We are a commune of inquiring, skeptical, politically centrist, capitalist, anglophile, traditionalist New England Yankee humans, humanoids, and animals with many interests beyond and above politics. Each of us has had a high-school education (or GED), but all had ADD so didn't pay attention very well, especially the dogs. Each one of us does "try my best to be just like I am," and none of us enjoys working for others, including for Maggie, from whom we receive neither a nickel nor a dime. Freedom from nags, cranks, government, do-gooders, control-freaks and idiots is all that we ask for.
Somebody asked me this weekend what is meant my the common legal term "in the state's interest."

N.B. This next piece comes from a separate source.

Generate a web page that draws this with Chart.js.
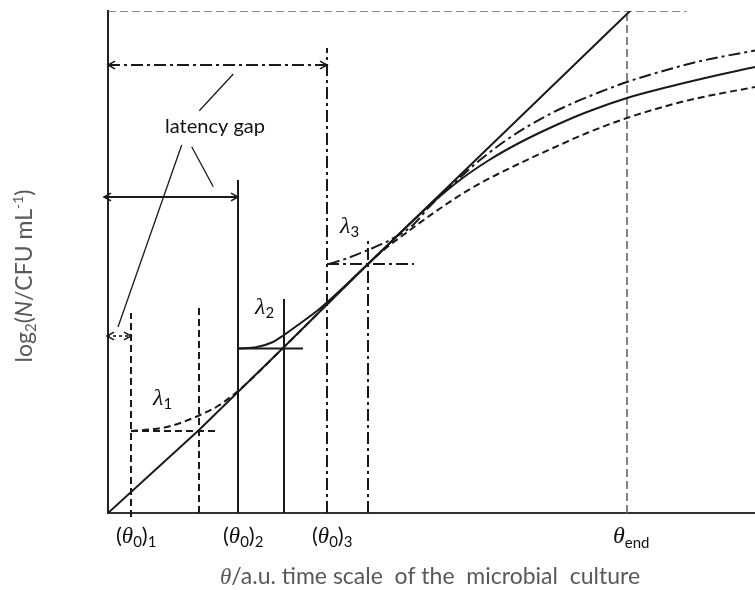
<!DOCTYPE html>
<html>
<head>
<meta charset="utf-8">
<title>Lag phase and latency gap</title>
<script src="https://cdn.jsdelivr.net/npm/chart.js@4.4.0/dist/chart.umd.min.js"></script>
<style>
  html, body { margin: 0; padding: 0; background: #fff; }
</style>
</head>
<body>
<canvas id="growthChart" width="755" height="590"></canvas>
<script>
// theta / a.u. (x) and log2 N / a.u. (y)
const tangentTheta = [0, 91, 175, 260, 522];
const tangentLogN  = [0, 83, 165, 249, 502];

// curve 1 (dashed, lag λ1)
const curve1Theta = [23, 42, 59, 75, 92, 109, 130, 175, 260, 272, 302, 332, 362, 392, 422, 445, 479, 519, 562, 595, 647];
const curve1LogN  = [82, 83.5, 86, 91, 98, 106.5, 122, 165, 249, 260, 283, 304.5, 324, 340, 354.5, 365, 380, 395, 408, 416, 426];

// curve 2 (solid, lag λ2)
const curve2Theta = [130, 149, 165, 176, 192, 212, 260, 322, 352, 382, 412, 445, 479, 519, 562, 595, 647];
const curve2LogN  = [164.5, 166, 171, 178, 189.5, 204.5, 249, 308, 333, 353.5, 370.5, 386.5, 401, 415, 426.5, 434.5, 446];

// curve 3 (dash-dot, lag λ3)
const curve3Theta = [220, 239, 260, 282, 305, 322, 347, 372, 397, 422, 452, 482, 519, 562, 595, 647];
const curve3LogN  = [248.7, 254.7, 263, 273, 288, 307, 331, 353, 372, 388, 404, 417, 431, 444, 452.5, 462.5];

// construction lines
const theta0      = [23, 130, 219];     // (θ0)1, (θ0)2, (θ0)3
const lagEnd      = [91, 176, 260];     // where each lag level meets the tangent
const lagLevel    = [82, 164.5, 249];
const lagLeftTop  = [200, 333, 465];    // top of the vertical at θ0
const lagRightTop = [206, 214, 273];    // top of the vertical at lag end
const lagLevelEnd = [107, 195, 306];    // right end of the lag level line
const thetaEnd = 519;
const logNEnd = 502;
const topLineEnd = 579;

// latency gap arrows
const gapLevel = [177, 316, 448];
const gapStart = [-1, -4, 0];

// leader lines from the "latency gap" label
const leaderFrom = [[73.7, 368], [83.7, 366.3], [125.3, 439]];
const leaderTo   = [[10, 186], [105.3, 326.3], [91.3, 402.3]];

const tickLabels = ['1', '2', '3'];

const INK = '#1a1a1a';
const GREY = '#666';
const DASHES = [[7, 4], [], [12, 4, 3, 4]];

function pts(xs, ys) {
    return xs.map((x, i) => ({ x: x, y: ys[i] }));
}

function lineSet(data, dash, extra) {
    return Object.assign({
        data: data,
        showLine: true,
        borderColor: INK,
        borderWidth: 2,
        borderDash: dash,
        pointRadius: 0,
        pointHoverRadius: 0,
        fill: false
    }, extra || {});
}

const datasets = [];

// tangent of the exponential phase
datasets.push(lineSet(pts(tangentTheta, tangentLogN), []));

// growth curves
datasets.push(lineSet(pts(curve1Theta, curve1LogN), DASHES[0], { cubicInterpolationMode: 'monotone' }));
datasets.push(lineSet(pts(curve2Theta, curve2LogN), DASHES[1], { cubicInterpolationMode: 'monotone' }));
datasets.push(lineSet(pts(curve3Theta, curve3LogN), DASHES[2], { cubicInterpolationMode: 'monotone' }));

// theta_end and upper level
datasets.push(lineSet([{ x: thetaEnd, y: 0 }, { x: thetaEnd, y: logNEnd }], [8, 4], { borderColor: GREY, borderWidth: 1.6 }));
datasets.push(lineSet([{ x: 0, y: logNEnd }, { x: topLineEnd, y: logNEnd }], [8, 4], { borderColor: GREY, borderWidth: 1.6 }));

// lag construction for each curve
for (let i = 0; i < 3; i++) {
    const bottom = i === 0 ? -4 : 0;
    datasets.push(lineSet([{ x: theta0[i], y: bottom }, { x: theta0[i], y: lagLeftTop[i] }], DASHES[i], { clip: false }));
    datasets.push(lineSet([{ x: lagEnd[i], y: 0 }, { x: lagEnd[i], y: lagRightTop[i] }], DASHES[i]));
    datasets.push(lineSet([{ x: theta0[i], y: lagLevel[i] }, { x: lagLevelEnd[i], y: lagLevel[i] }], DASHES[i]));
}

// latency gap arrows
const gapDash = [[3, 3], [], [12, 4, 3, 4]];
for (let i = 0; i < 3; i++) {
    datasets.push(lineSet([{ x: gapStart[i], y: gapLevel[i] }, { x: theta0[i], y: gapLevel[i] }], gapDash[i],
        { clip: false, arrows: true, borderWidth: i === 0 ? 1.6 : 2 }));
}

// leader lines
for (let i = 0; i < 3; i++) {
    datasets.push(lineSet([
        { x: leaderFrom[i][0], y: leaderFrom[i][1] },
        { x: leaderTo[i][0], y: leaderTo[i][1] }
    ], [], { borderWidth: 1.3 }));
}

/**
 * Draw a run of text pieces with their own font and vertical shift
 */
function drawRich(ctx, parts, x, y, align) {
    let w = 0;
    parts.forEach(function(p) {
        ctx.font = p[1];
        w += ctx.measureText(p[0]).width;
    });
    let cx = align === 'center' ? x - w / 2 : x;
    parts.forEach(function(p) {
        ctx.font = p[1];
        ctx.fillText(p[0], cx, y + (p[2] || 0));
        cx += ctx.measureText(p[0]).width;
    });
}

function chevron(ctx, tip, from, color, width) {
    const ang = Math.atan2(tip.y - from.y, tip.x - from.x);
    const len = 8;
    ctx.save();
    ctx.strokeStyle = color;
    ctx.lineWidth = width;
    ctx.setLineDash([]);
    ctx.beginPath();
    ctx.moveTo(tip.x - len * Math.cos(ang - 0.5), tip.y - len * Math.sin(ang - 0.5));
    ctx.lineTo(tip.x, tip.y);
    ctx.lineTo(tip.x - len * Math.cos(ang + 0.5), tip.y - len * Math.sin(ang + 0.5));
    ctx.stroke();
    ctx.restore();
}

const SANS = 'Lato, "Open Sans", sans-serif';
const SERIF = '"Liberation Serif", "DejaVu Serif", serif';

function sans(size) { return size + 'px ' + SANS; }
function greek(size) { return 'italic ' + size + 'px ' + SERIF; }

const annotate = {
    id: 'annotate',
    afterDatasetsDraw(chart) {
        const ctx = chart.ctx;
        const xs = chart.scales.x;
        const ys = chart.scales.y;

        // arrow heads
        chart.data.datasets.forEach(function(ds, i) {
            if (!ds.arrows) return;
            const p = chart.getDatasetMeta(i).data;
            const a = p[0], b = p[p.length - 1];
            chevron(ctx, a, b, ds.borderColor, 1.6);
            chevron(ctx, b, a, ds.borderColor, 1.6);
        });

        ctx.save();
        ctx.textBaseline = 'alphabetic';

        // x tick labels
        ctx.fillStyle = '#111';
        theta0.forEach(function(t, i) {
            const px = xs.getPixelForValue(t) - 15;
            drawRich(ctx, [
                ['(', sans(22)],
                ['\u03B8', greek(23)],
                ['0', sans(15), 4],
                [')', sans(22)],
                [tickLabels[i], sans(15), 4]
            ], px, 543, 'left');
        });
        drawRich(ctx, [
            ['\u03B8', greek(24)],
            ['end', sans(15), 5]
        ], xs.getPixelForValue(thetaEnd) - 14, 543, 'left');

        // lambda labels
        const lam = [[45, 108], [147, 199], [232, 280]];
        lam.forEach(function(l, i) {
            drawRich(ctx, [
                ['\u03BB', greek(24)],
                [String(i + 1), sans(15), 4]
            ], xs.getPixelForValue(l[0]), ys.getPixelForValue(l[1]), 'left');
        });

        // latency gap label
        drawRich(ctx, [['latency gap', sans(20)]],
            xs.getPixelForValue(107), ys.getPixelForValue(380), 'center');

        // axis titles
        ctx.fillStyle = '#595959';
        drawRich(ctx, [
            ['\u03B8', greek(23)],
            ['/a.u. time scale  of the  microbial  culture', sans(23)]
        ], 220, 584, 'left');

        ctx.translate(32, 276);
        ctx.rotate(-Math.PI / 2);
        drawRich(ctx, [
            ['log', sans(23)],
            ['2', sans(15), 4],
            ['(', sans(23)],
            ['N', 'italic ' + sans(23)],
            ['/CFU mL', sans(23)],
            ['-1', sans(14), -9],
            [')', sans(23)]
        ], 0, 0, 'center');
        ctx.restore();
    }
};

const chart = new Chart(document.getElementById('growthChart').getContext('2d'), {
    type: 'scatter',
    data: { datasets: datasets },
    options: {
        responsive: false,
        animation: false,
        layout: { padding: { left: 108, right: 0, top: 11, bottom: 77 } },
        scales: {
            x: {
                type: 'linear',
                min: 0,
                max: 647,
                grid: { display: false, drawTicks: false },
                ticks: { display: false },
                border: { display: true, color: '#333', width: 2 }
            },
            y: {
                type: 'linear',
                min: 0,
                max: 502,
                grid: { display: false, drawTicks: false },
                ticks: { display: false },
                border: { display: true, color: '#222', width: 2 }
            }
        },
        plugins: {
            legend: { display: false },
            tooltip: { enabled: false }
        }
    },
    plugins: [annotate]
});
</script>
</body>
</html>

When you think about it, it does sound like a term from feudal times; an odd turn of phrase for a democratic republic. On the other hand, in socialist or communist countries, they use the term "the peoples' interest" as a euphemism for the same thing.
My problem with this basic legal concept, when I think about it a little with my small brain, is this: What happens when The State becomes a special interest of its own, looming over all other interests? Well, James Madison et al anticipated all of that, didn't they? Very shrewd and wise old dead guys with unfashionable ethnicities.
If the term has any meaning at all, it is one of two things.
It stands for those interests which everyone shares. Having a law against murder, for instance, serves everyone, because nobody wants to be murdered.
It stands for the the interests that are peculiar to those who are in government. Jury nullification, for instance, distinctly restricts the powers of government, and thus goes against this second concept of state's interest.
This boils down to what the term state is intended to mean in the phrase state's interest. It is either the entire body of people, or it is the subset of the populace that forms the government.